ニューヨークはHipHopの聖地サウスブロンクスに生まれ、幼稚園/小学校に入る以前の1973年には行く行くHipHopの先駆者達となる音楽を自然に聞き始め、10才には既にマイクを握り始めたPercee P。1988年には、親友のD-Niqueとのデビュー曲"Let The Homicides Begin" (Gotham City Records, 12" single)をリリース。その数年後には、当時シーンに絶大な影響力を持ったStretchとBobbitoのラジオ番組(WKCR)で独特の高速ラップでの彼のフリースタイルを披露することで、その後92年にメジャーレーベルAtlanticから"Lung Collapsing Lyrics" (Atlantic/Big Beat, 12" single)をリリースすることとなる[*現在では伝説的な高速ラップのマスターピース]。しかし、リリース後、シーンではベストラッパーの一人として注目され続けられるも、爆発的なブレイクをすることは無かった。
その後、90年代のほとんどをメッセンジャー(郵便配達)の仕事に従事し、ラッパーとしては時々インディーシングルをリリースしたり、ゲスト参加としてヴァースを披露するのみとなった。ラップゲームに対しての関心が失われかけていたPercee Pは、90年代後半にゲリラ・ディストリビューションキャンペーンを自ら実施し、ニューヨークの老舗レコードストア/レコードディストリビューション会社"FatBeatsRecords"の店頭で自身のCDを手売りし続けることによって、ローカルシーンで自分の名前を再び浸透させていくこととなった。
Fat Beats周辺でのPerceeの奮闘は、自然な流れでヒップホップコラボレイターの新世代であったAesop Rock、Jedi Mind Tricks、C-Rayz Walz、Wildchild, Edan、Jurassic 5などと知り合うこととなり、後にこれらのアーティストとコラボレートすることとなる。
その後、転機となったのがStones ThrowのPeanut Butter WolfとEgonがNYに定期的に訪れた際に、Percee Pのリリシズムに惹かれ、ロサンゼルスへ導くこことなり、2003年にはStones ThrowからのリリースとなったWildchildやJaylib(J Dilla x Madlib)のアルバムに参加することとなった。

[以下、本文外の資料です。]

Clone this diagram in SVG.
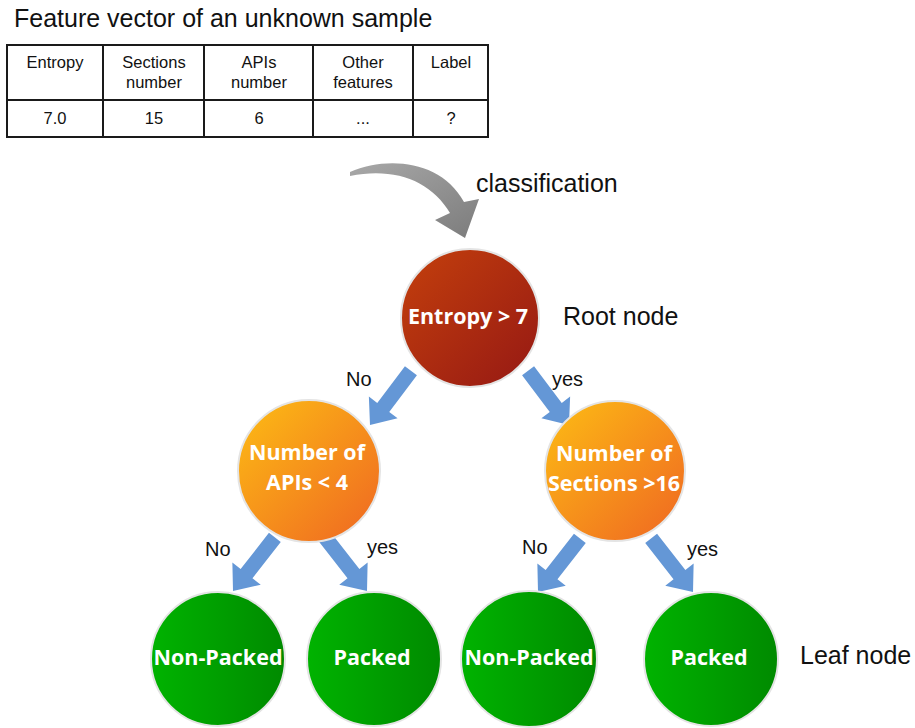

Stones Throwからのデビュー作は、選び抜かれたゲスト出演、Chrome Childrenワールドツアー(Stones Throwとアメリカのアニメ番組のコラボレーションによるコンピレーションアルバム)、そして一握りのシングル曲のリリースという3年の時を経て、待望のデビューアルバム"Perseverance"([困難に負けない]忍耐、根気強さ)をレーベルメイトのMadlibが全曲プロデュースのもと、2007年にリリース。内容もアルバムの名前とスピリットを具体化するかのような、自身の今までのキャリアが存分に詰められた集大成となる作品となった。